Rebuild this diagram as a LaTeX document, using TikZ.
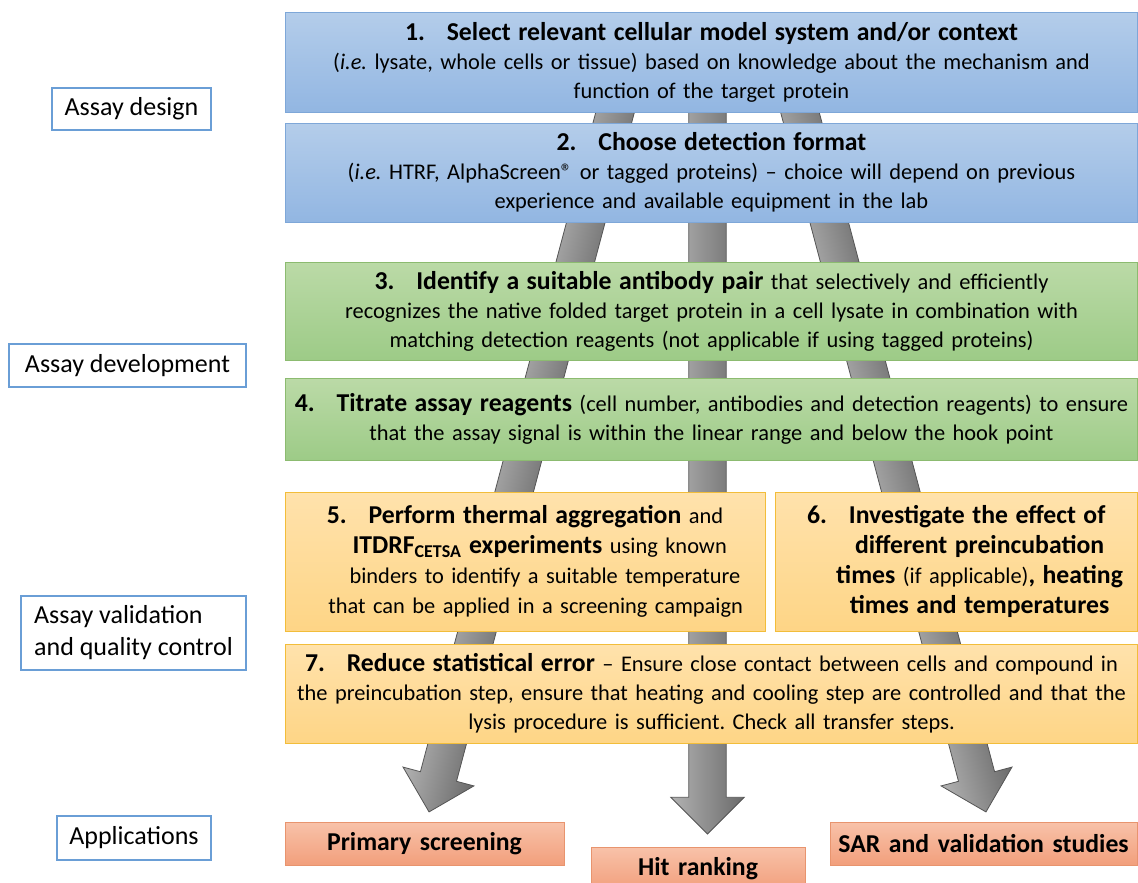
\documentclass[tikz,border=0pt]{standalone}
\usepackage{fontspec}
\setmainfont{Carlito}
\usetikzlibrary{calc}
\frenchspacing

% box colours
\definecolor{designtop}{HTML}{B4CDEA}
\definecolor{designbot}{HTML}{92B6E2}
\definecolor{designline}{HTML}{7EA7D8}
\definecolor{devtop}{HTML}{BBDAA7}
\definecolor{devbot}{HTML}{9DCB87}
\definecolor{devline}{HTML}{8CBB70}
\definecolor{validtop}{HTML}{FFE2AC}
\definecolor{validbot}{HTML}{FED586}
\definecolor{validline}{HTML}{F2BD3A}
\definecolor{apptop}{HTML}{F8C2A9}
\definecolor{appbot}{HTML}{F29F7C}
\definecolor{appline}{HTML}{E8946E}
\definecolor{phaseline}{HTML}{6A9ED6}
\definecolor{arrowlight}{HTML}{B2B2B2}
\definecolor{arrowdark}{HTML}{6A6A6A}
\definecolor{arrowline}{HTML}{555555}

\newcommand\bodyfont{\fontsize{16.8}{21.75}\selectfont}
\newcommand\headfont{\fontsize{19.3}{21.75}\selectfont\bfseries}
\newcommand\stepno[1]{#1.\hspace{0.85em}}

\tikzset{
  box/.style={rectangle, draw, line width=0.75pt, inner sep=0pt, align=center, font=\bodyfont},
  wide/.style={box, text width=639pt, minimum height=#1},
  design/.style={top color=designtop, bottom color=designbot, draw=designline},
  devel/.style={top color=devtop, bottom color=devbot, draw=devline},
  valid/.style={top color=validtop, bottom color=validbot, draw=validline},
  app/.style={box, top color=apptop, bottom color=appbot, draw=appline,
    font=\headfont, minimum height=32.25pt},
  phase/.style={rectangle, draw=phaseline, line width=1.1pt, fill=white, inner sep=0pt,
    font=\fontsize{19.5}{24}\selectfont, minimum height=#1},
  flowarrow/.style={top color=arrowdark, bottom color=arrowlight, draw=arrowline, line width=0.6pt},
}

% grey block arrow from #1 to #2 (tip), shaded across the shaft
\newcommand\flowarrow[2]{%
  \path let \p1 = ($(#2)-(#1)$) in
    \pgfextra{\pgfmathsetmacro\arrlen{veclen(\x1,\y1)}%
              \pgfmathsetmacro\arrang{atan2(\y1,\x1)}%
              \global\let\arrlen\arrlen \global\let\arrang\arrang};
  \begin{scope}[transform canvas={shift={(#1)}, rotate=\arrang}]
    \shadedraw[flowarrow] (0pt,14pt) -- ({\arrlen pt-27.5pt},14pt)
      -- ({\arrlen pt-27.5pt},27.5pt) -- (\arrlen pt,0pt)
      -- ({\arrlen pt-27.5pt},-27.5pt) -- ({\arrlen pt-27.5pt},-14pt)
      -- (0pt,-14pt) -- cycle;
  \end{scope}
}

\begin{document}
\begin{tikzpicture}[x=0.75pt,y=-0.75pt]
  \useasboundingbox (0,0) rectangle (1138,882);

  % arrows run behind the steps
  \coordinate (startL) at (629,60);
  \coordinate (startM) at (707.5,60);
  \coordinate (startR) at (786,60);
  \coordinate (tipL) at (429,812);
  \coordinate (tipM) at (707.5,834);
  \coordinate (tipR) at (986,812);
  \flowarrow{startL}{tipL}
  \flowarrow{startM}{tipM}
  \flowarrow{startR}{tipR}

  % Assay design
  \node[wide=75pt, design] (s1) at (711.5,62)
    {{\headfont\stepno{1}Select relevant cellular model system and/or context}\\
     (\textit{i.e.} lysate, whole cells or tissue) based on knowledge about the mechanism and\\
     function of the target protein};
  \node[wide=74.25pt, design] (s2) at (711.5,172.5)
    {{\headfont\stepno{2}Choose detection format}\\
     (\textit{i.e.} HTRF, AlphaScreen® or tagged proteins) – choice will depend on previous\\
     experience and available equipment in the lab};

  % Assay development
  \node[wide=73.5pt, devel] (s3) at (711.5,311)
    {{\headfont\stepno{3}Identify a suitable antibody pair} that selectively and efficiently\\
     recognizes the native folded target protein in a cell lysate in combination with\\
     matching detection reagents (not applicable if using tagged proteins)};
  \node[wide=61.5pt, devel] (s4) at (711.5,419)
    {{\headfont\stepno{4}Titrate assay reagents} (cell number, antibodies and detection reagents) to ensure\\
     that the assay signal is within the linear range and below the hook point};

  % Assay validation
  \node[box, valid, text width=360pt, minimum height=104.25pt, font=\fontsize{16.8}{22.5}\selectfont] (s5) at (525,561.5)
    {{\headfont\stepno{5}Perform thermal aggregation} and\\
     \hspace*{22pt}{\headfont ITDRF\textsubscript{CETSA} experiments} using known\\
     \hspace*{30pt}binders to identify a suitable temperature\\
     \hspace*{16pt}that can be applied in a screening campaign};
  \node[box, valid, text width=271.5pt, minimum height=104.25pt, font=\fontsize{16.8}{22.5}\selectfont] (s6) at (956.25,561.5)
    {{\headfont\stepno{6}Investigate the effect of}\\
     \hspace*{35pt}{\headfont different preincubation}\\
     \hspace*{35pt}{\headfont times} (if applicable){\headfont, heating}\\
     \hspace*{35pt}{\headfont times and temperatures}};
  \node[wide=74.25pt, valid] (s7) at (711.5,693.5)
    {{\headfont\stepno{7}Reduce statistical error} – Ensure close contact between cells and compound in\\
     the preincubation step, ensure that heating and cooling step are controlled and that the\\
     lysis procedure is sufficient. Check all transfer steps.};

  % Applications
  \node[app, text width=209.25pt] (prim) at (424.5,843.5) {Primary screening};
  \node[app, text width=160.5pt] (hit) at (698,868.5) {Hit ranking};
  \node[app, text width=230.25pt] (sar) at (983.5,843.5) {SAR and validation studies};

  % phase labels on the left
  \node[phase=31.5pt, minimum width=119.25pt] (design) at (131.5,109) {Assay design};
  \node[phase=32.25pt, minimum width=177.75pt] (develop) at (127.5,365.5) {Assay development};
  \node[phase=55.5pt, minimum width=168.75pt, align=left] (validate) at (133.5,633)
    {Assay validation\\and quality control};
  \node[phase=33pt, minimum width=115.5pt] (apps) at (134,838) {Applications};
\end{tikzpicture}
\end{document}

:::::

Task details:
All lines in the data that contain the word "using" should be copied.

Written solution:
Rebuild this diagram as a LaTeX document, using TikZ.
     matching detection reagents (not applicable if using tagged proteins)};
     \hspace*{22pt}{\headfont ITDRF\textsubscript{CETSA} experiments} using known\\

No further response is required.